Of course, large, randomized studies may also be reliable in telling us what does not work, or does not work yet.  When researchers get zero impacts and then seek funding to do the same treatment again, hoping for better luck, they and their funders are sure to be disappointed.  Researchers who find zero impacts may learn a lot, which may help them create something new that will, in fact, move the needle.  But they have to then use those learnings to do something meaningfully different if they expect to see meaningfully different outcomes.
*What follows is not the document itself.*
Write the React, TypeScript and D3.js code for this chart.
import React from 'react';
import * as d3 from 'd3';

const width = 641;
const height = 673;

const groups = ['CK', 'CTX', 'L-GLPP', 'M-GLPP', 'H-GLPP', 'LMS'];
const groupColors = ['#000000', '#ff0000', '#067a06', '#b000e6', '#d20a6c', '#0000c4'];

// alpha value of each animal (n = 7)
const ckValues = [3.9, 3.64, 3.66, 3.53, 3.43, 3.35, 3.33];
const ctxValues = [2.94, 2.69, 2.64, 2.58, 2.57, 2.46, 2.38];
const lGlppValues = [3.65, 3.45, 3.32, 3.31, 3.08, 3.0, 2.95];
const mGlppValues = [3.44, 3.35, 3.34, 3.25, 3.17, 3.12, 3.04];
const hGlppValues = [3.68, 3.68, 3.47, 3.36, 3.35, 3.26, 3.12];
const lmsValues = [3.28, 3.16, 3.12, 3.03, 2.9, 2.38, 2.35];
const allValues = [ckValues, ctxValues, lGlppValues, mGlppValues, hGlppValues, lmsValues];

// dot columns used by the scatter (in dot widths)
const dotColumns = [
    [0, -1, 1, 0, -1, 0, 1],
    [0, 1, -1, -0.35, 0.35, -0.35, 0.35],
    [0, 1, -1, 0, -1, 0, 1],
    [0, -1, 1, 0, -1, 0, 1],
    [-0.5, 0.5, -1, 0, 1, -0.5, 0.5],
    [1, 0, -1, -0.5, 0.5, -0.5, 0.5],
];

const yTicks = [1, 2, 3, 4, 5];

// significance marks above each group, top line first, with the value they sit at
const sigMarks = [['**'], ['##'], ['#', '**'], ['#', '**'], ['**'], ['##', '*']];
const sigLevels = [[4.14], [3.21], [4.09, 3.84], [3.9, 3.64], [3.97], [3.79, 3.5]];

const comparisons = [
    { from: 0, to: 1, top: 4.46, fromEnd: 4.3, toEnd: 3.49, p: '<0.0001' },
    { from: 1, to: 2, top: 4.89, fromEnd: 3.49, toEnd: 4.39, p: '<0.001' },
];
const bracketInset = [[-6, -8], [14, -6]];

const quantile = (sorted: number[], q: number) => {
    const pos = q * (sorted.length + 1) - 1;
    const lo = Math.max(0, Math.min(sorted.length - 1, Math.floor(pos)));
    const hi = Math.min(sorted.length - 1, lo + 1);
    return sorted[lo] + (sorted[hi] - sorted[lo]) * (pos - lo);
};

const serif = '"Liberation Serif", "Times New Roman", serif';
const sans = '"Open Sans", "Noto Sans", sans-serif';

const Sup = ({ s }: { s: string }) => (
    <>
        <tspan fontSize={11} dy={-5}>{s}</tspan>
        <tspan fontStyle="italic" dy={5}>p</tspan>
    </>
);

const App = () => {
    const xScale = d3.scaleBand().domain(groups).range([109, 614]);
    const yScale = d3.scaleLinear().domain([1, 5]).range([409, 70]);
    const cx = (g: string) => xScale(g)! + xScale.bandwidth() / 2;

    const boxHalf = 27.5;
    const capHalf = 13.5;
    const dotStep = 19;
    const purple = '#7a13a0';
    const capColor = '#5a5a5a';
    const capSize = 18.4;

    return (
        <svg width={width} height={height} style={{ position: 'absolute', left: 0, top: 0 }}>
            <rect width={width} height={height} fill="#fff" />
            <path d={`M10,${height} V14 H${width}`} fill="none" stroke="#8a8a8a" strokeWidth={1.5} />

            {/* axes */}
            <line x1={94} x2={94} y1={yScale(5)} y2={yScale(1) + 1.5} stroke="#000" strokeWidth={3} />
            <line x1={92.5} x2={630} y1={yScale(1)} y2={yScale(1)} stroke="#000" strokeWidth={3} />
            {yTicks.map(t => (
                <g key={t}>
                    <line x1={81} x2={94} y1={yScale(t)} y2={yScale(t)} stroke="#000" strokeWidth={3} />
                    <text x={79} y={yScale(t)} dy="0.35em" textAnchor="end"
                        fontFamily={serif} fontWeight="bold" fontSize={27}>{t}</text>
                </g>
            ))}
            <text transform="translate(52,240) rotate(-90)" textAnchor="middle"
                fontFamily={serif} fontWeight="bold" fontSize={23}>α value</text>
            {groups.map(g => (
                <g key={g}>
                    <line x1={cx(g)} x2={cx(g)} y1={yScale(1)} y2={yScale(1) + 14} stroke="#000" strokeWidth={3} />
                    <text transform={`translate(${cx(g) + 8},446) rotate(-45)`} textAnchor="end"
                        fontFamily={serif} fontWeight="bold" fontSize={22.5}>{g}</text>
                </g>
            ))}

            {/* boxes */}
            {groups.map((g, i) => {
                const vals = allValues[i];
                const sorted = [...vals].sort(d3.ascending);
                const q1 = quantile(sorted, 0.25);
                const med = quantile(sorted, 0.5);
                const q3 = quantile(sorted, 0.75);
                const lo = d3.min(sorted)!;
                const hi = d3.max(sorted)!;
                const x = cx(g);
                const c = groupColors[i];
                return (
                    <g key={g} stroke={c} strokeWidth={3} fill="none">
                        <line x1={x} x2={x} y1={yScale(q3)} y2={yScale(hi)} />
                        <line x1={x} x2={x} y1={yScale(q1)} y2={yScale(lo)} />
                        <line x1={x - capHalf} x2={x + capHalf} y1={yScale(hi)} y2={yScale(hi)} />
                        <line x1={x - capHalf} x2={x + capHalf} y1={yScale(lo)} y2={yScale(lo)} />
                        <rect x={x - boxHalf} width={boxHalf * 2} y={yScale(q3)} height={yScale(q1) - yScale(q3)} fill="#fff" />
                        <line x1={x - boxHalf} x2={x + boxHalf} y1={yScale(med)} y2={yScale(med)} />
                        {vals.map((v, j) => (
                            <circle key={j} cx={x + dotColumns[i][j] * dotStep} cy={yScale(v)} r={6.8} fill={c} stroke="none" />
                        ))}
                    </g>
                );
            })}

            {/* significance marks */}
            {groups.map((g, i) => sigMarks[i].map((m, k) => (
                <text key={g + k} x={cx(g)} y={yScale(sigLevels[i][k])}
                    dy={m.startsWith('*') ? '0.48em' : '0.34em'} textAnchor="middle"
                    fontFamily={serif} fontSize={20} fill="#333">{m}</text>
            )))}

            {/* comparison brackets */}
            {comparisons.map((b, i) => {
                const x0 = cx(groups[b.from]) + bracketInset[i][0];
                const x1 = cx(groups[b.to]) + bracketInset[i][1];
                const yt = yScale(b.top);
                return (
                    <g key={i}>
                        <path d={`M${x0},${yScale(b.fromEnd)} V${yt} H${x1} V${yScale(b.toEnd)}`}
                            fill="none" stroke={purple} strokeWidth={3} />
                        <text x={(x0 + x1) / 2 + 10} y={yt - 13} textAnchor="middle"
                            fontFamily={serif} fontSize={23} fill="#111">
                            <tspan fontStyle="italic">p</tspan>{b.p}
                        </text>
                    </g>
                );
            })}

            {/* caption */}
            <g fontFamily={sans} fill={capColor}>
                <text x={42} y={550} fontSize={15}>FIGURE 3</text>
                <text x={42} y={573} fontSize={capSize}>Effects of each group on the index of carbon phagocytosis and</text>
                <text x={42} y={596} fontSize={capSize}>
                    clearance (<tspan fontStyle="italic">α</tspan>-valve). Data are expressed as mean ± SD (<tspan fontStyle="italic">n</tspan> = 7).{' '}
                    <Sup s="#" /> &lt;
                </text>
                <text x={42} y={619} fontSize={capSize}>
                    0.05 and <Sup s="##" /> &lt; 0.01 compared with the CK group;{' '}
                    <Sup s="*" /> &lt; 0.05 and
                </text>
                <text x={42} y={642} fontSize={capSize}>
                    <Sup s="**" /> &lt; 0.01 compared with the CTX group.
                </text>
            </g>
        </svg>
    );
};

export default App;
Our reviews are finding that in every subject and grade level, there are programs right now that meet high standards of evidence and produce reliable impacts on student achievement.  Increasing numbers of these proven programs have been replicated with important positive outcomes in multiple high-quality studies.  If all 52,000 Title I schools adopted and implemented the best of these programs, those that reliably produce impacts of more than +0.20, the U.S. would soon rise in international rankings, achievement gaps would be cut in half, and we would have a basis for further gains as research and development build on what works to create approaches that work better.  And better.  And then better still.

There is bipartisan, totally non-political support for the idea that America’s schools should be using evidence to enhance outcomes.  However a school came into being, whoever governs it, whoever attends it, wherever it is located, at the end of the day the school exists to make a difference in the lives of children.  In every school there are teachers, principals, and parents who want and need to ensure that every child succeeds.  Research and development does not solve all problems, but it helps leverage the efforts of all educators and parents so that they can have a maximum positive impact on their children’s learning.  We have to continue to invest in that research and development, especially as we get smarter about what works and what does not, and as we get smarter about research designs that can produce reliable, replicable outcomes.  Ones you can take to the bank.